Banyak perjanjian-perjanjian yang tidak masuk dalam Januari Agreement. Meski dari segi pendidikan terdapat anak-anak pemilik hak ulayat yang disekolahkan, akan tetapi masih banyak masyarakat yang tidak mendapatkan manfaat apapun. Padahal semua hasil alam telah habis dikeruk dan punah akibat dampak limbah.

"Jhon J Curry itu datang dengan helikopter dan Tuarek Natkime orang pertama yang mendekati dan berusaha berbicara. Saat itu masyarakat sementara pesta tebu," kata Janes, mengisahkan pertemuan awal Tuarek Natkime bersama orang pertama sebagai perwakilan Freeport.

Dokumen Veer Pounding 1923–1925 Ungkap Kepemilikan Tanah Keluarga Natkime pada Masa Kolonial.

Sebuah dokumen resmi era Hindia Belanda yang dikenal sebagai Veer Pounding dan Soerat Aanslag ditemukan dan mengungkap fakta penting mengenai kepemilikan tanah atas nama Klaudius Tuarek Natkime. Dokumen tersebut, yang diterbitkan pada 17 April 1925, merupakan surat penetapan pajak tanah yang menjadi bukti pengakuan pemerintah kolonial terhadap keberadaan tanah serta pemiliknya.

Veer Pounding merupakan sistem pajak tanah yang diberlakukan pemerintah Belanda untuk menilai dan memungut pajak atas tanah yang telah tercatat secara legal. Hanya tanah yang diakui pemerintah yang dapat dikenakan Veer Pounding, sehingga keberadaan dokumen ini menunjukkan bahwa tanah keluarga Natkime telah terdaftar secara resmi pada masa tersebut.

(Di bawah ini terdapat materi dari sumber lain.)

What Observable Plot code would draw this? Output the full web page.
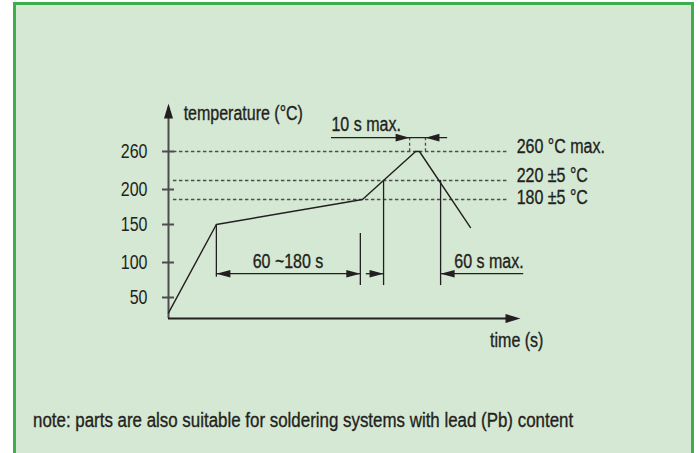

Dalam dokumen itu tercatat kewajiban pajak meliputi Veer Pounding, Boete (denda), dan Gemeente (pajak kota/desa), dengan total 348,74 gulden. Selain itu, terdapat bukti pembayaran yang dilakukan pada 24 Agustus 1923 dan 28 November 1923 untuk nomor Veer Pounding 13387, yang menegaskan bahwa tanah tersebut aktif dibayar pajaknya dan memiliki status legal yang sah pada era kolonial.

Nama Klaudius Tuarek Natkime yang tercantum pada surat penetapan pajak menunjukkan bahwa beliau adalah pemilik atau penanggung jawab tanah yang diakui secara resmi oleh administrasi Belanda.

Informasi ini menjadi penting bagi keluarga Natkime, karena dapat dijadikan dasar genealogis maupun legal dalam penelusuran sejarah hak milik tanah.

Dokumen bersejarah ini berpotensi kuat menjadi rujukan untuk proses verifikasi di Arsip Nasional Republik Indonesia (ANRI) maupun Kantor Pertanahan (BPN), termasuk penelusuran rantai hak milik melalui nomor Veer Pounding 13387. Bagi pihak keluarga, arsip ini menjadi bukti awal yang sangat berharga jika ingin melakukan klaim waris atau penelusuran letak dan batas tanah leluhur yang pernah tercatat pada masa kolonial.

“Kami, keluarga pemilik hak ulayat Waa–Banti, berharap dalam waktu tidak terlalu lama Bapak Gubernur Meki Nawipa dapat mengundang dan menerima kami untuk bertemu langsung,” imbuh Janes Natkime.